Our WW2 Walking the Ground Normandy series includes this "lost episode" that features James Holland and Al Murray in Sherwood Rangers territory, just after D-Day. They are on the front line of the Allied advance, around Audrieu, Hill 102, and Tilly-sur-Seulles.
It starts at Audrieu, close to where the 12th SS Recce Battalion cold-bloodedly murdered 24 Canadian and 2 British POWs in the grounds of the Château d'Audrieu, as it retraces the first couple of lookouts along the actual path taken by the Sherwood Rangers Yeomanry, part of the 8th Armoured Brigade, during the fierce inland fighting that followed the D-Day beach landings on June 6, 1944.

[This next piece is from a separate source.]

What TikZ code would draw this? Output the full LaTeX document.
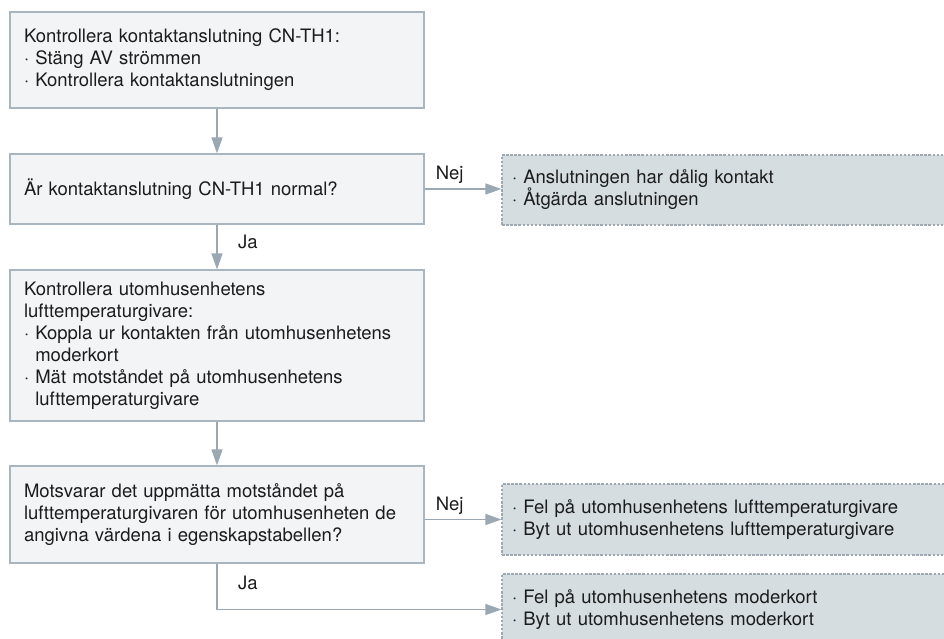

At the film's core is Captain Keith Douglas, a tank commander in the Sherwood Rangers, a poet, and one of the war's most brilliant literary voices (whose work we can enjoy today because he was killed in this fighting on 9 June 1944). James and Al trace his final moments using battlefield sketches made shortly after the events they depict by Padre Leslie Skinner, chaplain to the Sherwood Rangers. Skinner's sketches record the landscape where Douglas died — marking tank wrecks, terrain features, and makeshift graves (to ensure bodies could later be recovered and properly reburied in official war cemeteries), but most importantly, ensuring that we have a record of what happened to Keith Douglas.
Douglas's close friend, Capt. John Bethel Fox, was killed five days after him. James and Al end the journey at Tilly-sur-Seulles War Cemetery, paying their respects to both men and reflecting on the countless young lives lost in one of the most important and hardest-fought campaigns of the Second World War.